Another good habit is grouping keywords by behavior rather than only by topic. Topic buckets such as “design,” “fitness,” or “finance” are fine, but behavior buckets create better content. Try categories like “comparison terms,” “problem words,” “aspirational words,” “before/after language,” “low-energy language,” “expert language translated,” and “words people use when they are frustrated.” These reveal intent far more clearly.
A phrase like “starter budget” belongs not only under finance but also under reassurance. “Bulk prep” belongs under food but also under efficiency. “Skin barrier” belongs under skincare but also under expert language translated for non-experts. The second layer is often where article ideas are born.
What a clip of liked keywords can teach you about your audience
People announce their priorities through word choice long before they explain them directly. If readers consistently use words like “realistic,” “small,” “cheap,” “quick,” and “beginner,” they may not just want advice. They want advice that respects limited time, energy, and money. If they use “best,” “ultimate,” “high-performance,” and “pro,” they may be looking for status, confidence, or a way to avoid mediocre purchases.
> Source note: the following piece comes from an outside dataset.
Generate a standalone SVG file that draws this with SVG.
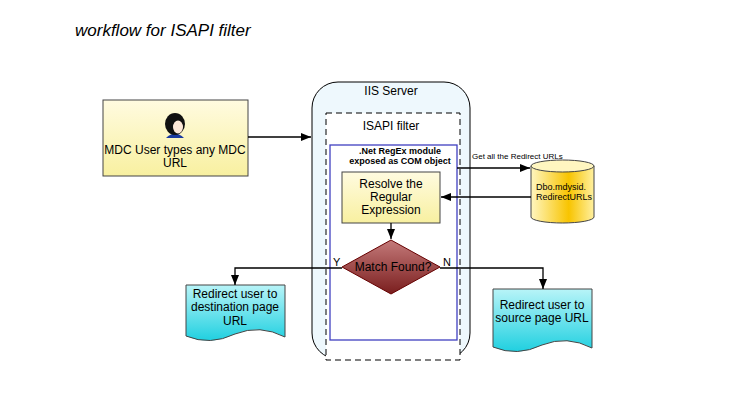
<svg xmlns="http://www.w3.org/2000/svg" width="753" height="406" viewBox="0 0 753 406">
<defs>
<marker id="ah" markerWidth="10" markerHeight="8" refX="10" refY="4" orient="auto" markerUnits="userSpaceOnUse"><path d="M0,0 L10,4 L0,8 Z" fill="#000"/></marker>
<linearGradient id="yel" x1="0" y1="0" x2="0" y2="1"><stop offset="0" stop-color="#fffbe0"/><stop offset="1" stop-color="#f8f0a0"/></linearGradient>
<linearGradient id="cyl" x1="0" y1="0" x2="1" y2="0"><stop offset="0" stop-color="#fff6c0"/><stop offset="0.6" stop-color="#f8c400"/><stop offset="1" stop-color="#fff0a0"/></linearGradient>
<linearGradient id="dia" x1="0" y1="0" x2="0" y2="1"><stop offset="0" stop-color="#c47a7a"/><stop offset="1" stop-color="#7a1e1e"/></linearGradient>
<linearGradient id="cy" x1="0" y1="0" x2="0" y2="1"><stop offset="0" stop-color="#b8f4f8"/><stop offset="1" stop-color="#20d0e0"/></linearGradient>
</defs>
<style>
text{font-family:"Liberation Sans",Arial,sans-serif;fill:#000}
.t{font-size:12px;text-anchor:middle}
.c{stroke:#000;stroke-width:1.3;fill:none}
</style>
<rect width="753" height="406" fill="#fff"/>
<text x="75" y="36" font-size="17" font-style="italic">workflow for ISAPI filter</text>
<g id="iis"><rect x="312" y="82" width="158" height="277" rx="26" fill="#eef8fd" stroke="#000"/><text class="t" x="391" y="95">IIS Server</text></g>
<g id="isapi"><rect x="326" y="113" width="134" height="247" fill="#fff" stroke="#000" stroke-dasharray="6,4"/><text class="t" x="391" y="130">ISAPI filter</text></g>
<g id="regex"><rect x="330" y="145" width="127" height="195" fill="#fff" stroke="#4040c0" stroke-width="1.3"/><text x="400" y="154" font-size="9" font-weight="bold" text-anchor="middle">.Net RegEx module</text><text x="400" y="164" font-size="9" font-weight="bold" text-anchor="middle">exposed as COM object</text></g>
<g id="user"><rect x="103" y="100" width="145" height="76" fill="url(#yel)" stroke="#444"/>
<path d="M166,138 Q175,129 184,138 Z" fill="#1a3aa0"/>
<ellipse cx="175" cy="124" rx="10" ry="11" fill="#111"/><ellipse cx="178" cy="127" rx="5" ry="6.5" fill="#fde8d8"/>
<text class="t" x="175" y="154">MDC User types any MDC</text><text class="t" x="175" y="167">URL</text></g>
<g id="resolve"><rect x="342" y="172" width="98" height="51" fill="url(#yel)" stroke="#444"/><text class="t" x="391" y="188">Resolve the</text><text class="t" x="391" y="201">Regular</text><text class="t" x="391" y="214">Expression</text></g>
<g id="db"><path d="M531,166 V217 A31.5,6 0 0 0 594,217 V166" fill="url(#cyl)" stroke="#444"/><ellipse cx="562.5" cy="166" rx="31.5" ry="6" fill="#fff6c0" stroke="#444"/><text x="536" y="190" font-size="9">Dbo.mdysid.</text><text x="536" y="200" font-size="9">RedirectURLs</text></g>
<g id="match"><path d="M391,240 L440,267 L391,294 L342,267 Z" fill="url(#dia)" stroke="#600"/><text class="t" x="393" y="271">Match Found?</text></g>
<g id="dest"><path d="M186,285 H285 V337 Q260,324 235,334 Q210,346 186,336 Z" fill="url(#cy)" stroke="#444"/><text class="t" x="235" y="298">Redirect user to</text><text class="t" x="235" y="311">destination page</text><text class="t" x="235" y="325">URL</text></g>
<g id="src"><path d="M493,289 H592 V348 Q567,335 542,345 Q517,357 493,347 Z" fill="url(#cy)" stroke="#444"/><text class="t" x="542" y="309">Redirect user to</text><text class="t" x="542" y="322">source page URL</text></g>
<g id="connectors">
<path class="c" d="M248,137 H311" marker-end="url(#ah)"/>
<path class="c" d="M457,168 H530" marker-end="url(#ah)"/>
<text x="472" y="159" font-size="8">Get all the Redirect URLs</text>
<path class="c" d="M531,197 H441" marker-end="url(#ah)"/>
<path class="c" d="M391,223 V239" marker-end="url(#ah)"/>
<path class="c" d="M342,268 H235 V285" marker-end="url(#ah)"/>
<path class="c" d="M440,268 H543 V289" marker-end="url(#ah)"/>
<text x="333" y="266" font-size="11">Y</text><text x="443" y="266" font-size="11">N</text>
</g>
</svg>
Your clipped keyword list becomes especially powerful when it includes phrases from actual interactions. Comments, search bars, email replies, customer support messages, and review sections are better than polished marketing copy because they show unedited intention. People often reveal the exact threshold of their needs. They do not search “ergonomic optimization for domestic office environments.” They search “chair for back pain work from home.” They do not ask for “a culinary workflow solution.” They ask “meals I can make when I’m tired.”
Those differences are not cosmetic. They affect the shape, tone, and usefulness of what you publish. A blog that pays attention to clipped audience language stops sounding performative. It becomes easier to write headlines that fit genuine questions and body text that answers them without detours.